## AVAILABLE DATA:
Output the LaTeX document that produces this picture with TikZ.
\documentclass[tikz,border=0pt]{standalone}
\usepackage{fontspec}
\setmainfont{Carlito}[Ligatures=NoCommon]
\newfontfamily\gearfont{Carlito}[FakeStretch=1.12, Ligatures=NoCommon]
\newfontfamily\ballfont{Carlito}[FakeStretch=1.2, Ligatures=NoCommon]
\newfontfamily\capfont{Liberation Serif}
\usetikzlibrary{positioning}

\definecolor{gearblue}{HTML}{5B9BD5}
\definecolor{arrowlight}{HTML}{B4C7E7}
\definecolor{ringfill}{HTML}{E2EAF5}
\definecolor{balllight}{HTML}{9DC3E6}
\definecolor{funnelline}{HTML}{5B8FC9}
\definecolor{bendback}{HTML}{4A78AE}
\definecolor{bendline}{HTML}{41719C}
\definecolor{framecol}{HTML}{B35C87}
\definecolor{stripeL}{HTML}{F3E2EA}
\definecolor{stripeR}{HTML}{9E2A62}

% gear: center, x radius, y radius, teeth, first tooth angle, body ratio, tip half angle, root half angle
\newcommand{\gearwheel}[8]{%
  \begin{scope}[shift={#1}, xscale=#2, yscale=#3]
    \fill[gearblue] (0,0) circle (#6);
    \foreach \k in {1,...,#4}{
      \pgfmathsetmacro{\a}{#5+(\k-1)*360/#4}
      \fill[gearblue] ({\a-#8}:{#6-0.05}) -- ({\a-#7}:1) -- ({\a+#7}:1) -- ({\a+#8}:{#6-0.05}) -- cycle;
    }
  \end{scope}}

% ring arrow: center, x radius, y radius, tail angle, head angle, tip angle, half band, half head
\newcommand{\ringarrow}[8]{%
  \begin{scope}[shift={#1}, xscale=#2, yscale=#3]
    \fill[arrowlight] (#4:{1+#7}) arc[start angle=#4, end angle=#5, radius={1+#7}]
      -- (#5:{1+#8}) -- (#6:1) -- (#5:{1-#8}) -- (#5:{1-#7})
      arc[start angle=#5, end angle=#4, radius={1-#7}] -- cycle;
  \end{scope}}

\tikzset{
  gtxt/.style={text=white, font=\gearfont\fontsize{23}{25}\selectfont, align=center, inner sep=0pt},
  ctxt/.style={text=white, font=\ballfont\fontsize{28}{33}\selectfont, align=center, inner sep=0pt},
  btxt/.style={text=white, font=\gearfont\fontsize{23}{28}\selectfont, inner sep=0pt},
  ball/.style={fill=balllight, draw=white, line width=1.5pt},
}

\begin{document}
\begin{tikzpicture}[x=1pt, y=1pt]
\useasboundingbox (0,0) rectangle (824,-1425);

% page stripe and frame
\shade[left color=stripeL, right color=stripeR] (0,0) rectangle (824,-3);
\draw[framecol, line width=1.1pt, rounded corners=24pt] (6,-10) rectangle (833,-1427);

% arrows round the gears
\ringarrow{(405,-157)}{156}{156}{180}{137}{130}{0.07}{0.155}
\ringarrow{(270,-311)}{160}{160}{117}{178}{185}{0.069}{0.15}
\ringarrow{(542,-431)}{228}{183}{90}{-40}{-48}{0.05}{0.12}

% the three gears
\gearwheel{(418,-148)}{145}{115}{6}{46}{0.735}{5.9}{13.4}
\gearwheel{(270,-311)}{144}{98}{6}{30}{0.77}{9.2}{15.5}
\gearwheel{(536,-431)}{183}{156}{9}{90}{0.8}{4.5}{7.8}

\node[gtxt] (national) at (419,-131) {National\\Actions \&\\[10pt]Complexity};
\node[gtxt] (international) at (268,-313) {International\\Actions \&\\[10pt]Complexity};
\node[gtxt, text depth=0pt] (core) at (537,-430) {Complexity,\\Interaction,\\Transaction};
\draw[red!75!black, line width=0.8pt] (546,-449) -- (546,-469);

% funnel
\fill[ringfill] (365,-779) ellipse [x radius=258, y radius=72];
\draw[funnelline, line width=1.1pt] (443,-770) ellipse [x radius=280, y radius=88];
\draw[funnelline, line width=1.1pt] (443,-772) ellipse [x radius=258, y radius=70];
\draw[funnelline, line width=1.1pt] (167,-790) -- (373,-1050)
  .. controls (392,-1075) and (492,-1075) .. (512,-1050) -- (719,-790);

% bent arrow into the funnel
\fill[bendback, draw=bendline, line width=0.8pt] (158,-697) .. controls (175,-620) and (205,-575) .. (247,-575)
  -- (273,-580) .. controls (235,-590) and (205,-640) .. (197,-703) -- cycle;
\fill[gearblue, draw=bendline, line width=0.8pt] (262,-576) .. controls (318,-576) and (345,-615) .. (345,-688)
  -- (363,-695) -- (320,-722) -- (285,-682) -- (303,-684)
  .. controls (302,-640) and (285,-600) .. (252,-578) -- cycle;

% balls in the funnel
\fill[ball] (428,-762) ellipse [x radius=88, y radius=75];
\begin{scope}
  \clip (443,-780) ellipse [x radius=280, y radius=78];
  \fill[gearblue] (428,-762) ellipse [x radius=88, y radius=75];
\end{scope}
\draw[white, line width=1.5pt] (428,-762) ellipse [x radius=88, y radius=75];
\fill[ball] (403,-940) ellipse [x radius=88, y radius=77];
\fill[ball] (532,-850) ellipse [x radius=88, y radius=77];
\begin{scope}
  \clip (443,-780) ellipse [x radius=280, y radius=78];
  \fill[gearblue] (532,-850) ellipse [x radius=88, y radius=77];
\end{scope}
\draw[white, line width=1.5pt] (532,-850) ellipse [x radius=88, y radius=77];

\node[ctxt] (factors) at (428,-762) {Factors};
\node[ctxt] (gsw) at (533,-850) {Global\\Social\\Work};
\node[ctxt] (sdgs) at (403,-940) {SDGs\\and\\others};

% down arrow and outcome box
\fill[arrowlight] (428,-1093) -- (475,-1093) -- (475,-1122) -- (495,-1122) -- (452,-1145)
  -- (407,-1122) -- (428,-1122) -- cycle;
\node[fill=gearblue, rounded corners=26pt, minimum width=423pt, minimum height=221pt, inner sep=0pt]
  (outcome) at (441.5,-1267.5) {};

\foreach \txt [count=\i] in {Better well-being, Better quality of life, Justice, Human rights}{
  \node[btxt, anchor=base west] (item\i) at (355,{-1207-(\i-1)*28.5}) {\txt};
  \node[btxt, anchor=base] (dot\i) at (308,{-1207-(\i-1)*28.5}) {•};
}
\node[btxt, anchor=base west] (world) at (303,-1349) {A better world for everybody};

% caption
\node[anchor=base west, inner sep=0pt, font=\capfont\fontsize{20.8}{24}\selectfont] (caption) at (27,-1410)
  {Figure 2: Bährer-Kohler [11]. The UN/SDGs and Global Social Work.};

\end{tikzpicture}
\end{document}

## PROBLEM DETAILS:
Beginning at the first line above, repeat exactly until the line containing "(0,0) rectangle (824,-1425);", which is included.

## EXERCISE RESULT:
Output the LaTeX document that produces this picture with TikZ.
\documentclass[tikz,border=0pt]{standalone}
\usepackage{fontspec}
\setmainfont{Carlito}[Ligatures=NoCommon]
\newfontfamily\gearfont{Carlito}[FakeStretch=1.12, Ligatures=NoCommon]
\newfontfamily\ballfont{Carlito}[FakeStretch=1.2, Ligatures=NoCommon]
\newfontfamily\capfont{Liberation Serif}
\usetikzlibrary{positioning}

\definecolor{gearblue}{HTML}{5B9BD5}
\definecolor{arrowlight}{HTML}{B4C7E7}
\definecolor{ringfill}{HTML}{E2EAF5}
\definecolor{balllight}{HTML}{9DC3E6}
\definecolor{funnelline}{HTML}{5B8FC9}
\definecolor{bendback}{HTML}{4A78AE}
\definecolor{bendline}{HTML}{41719C}
\definecolor{framecol}{HTML}{B35C87}
\definecolor{stripeL}{HTML}{F3E2EA}
\definecolor{stripeR}{HTML}{9E2A62}

% gear: center, x radius, y radius, teeth, first tooth angle, body ratio, tip half angle, root half angle
\newcommand{\gearwheel}[8]{%
  \begin{scope}[shift={#1}, xscale=#2, yscale=#3]
    \fill[gearblue] (0,0) circle (#6);
    \foreach \k in {1,...,#4}{
      \pgfmathsetmacro{\a}{#5+(\k-1)*360/#4}
      \fill[gearblue] ({\a-#8}:{#6-0.05}) -- ({\a-#7}:1) -- ({\a+#7}:1) -- ({\a+#8}:{#6-0.05}) -- cycle;
    }
  \end{scope}}

% ring arrow: center, x radius, y radius, tail angle, head angle, tip angle, half band, half head
\newcommand{\ringarrow}[8]{%
  \begin{scope}[shift={#1}, xscale=#2, yscale=#3]
    \fill[arrowlight] (#4:{1+#7}) arc[start angle=#4, end angle=#5, radius={1+#7}]
      -- (#5:{1+#8}) -- (#6:1) -- (#5:{1-#8}) -- (#5:{1-#7})
      arc[start angle=#5, end angle=#4, radius={1-#7}] -- cycle;
  \end{scope}}

\tikzset{
  gtxt/.style={text=white, font=\gearfont\fontsize{23}{25}\selectfont, align=center, inner sep=0pt},
  ctxt/.style={text=white, font=\ballfont\fontsize{28}{33}\selectfont, align=center, inner sep=0pt},
  btxt/.style={text=white, font=\gearfont\fontsize{23}{28}\selectfont, inner sep=0pt},
  ball/.style={fill=balllight, draw=white, line width=1.5pt},
}

\begin{document}
\begin{tikzpicture}[x=1pt, y=1pt]
\useasboundingbox (0,0) rectangle (824,-1425);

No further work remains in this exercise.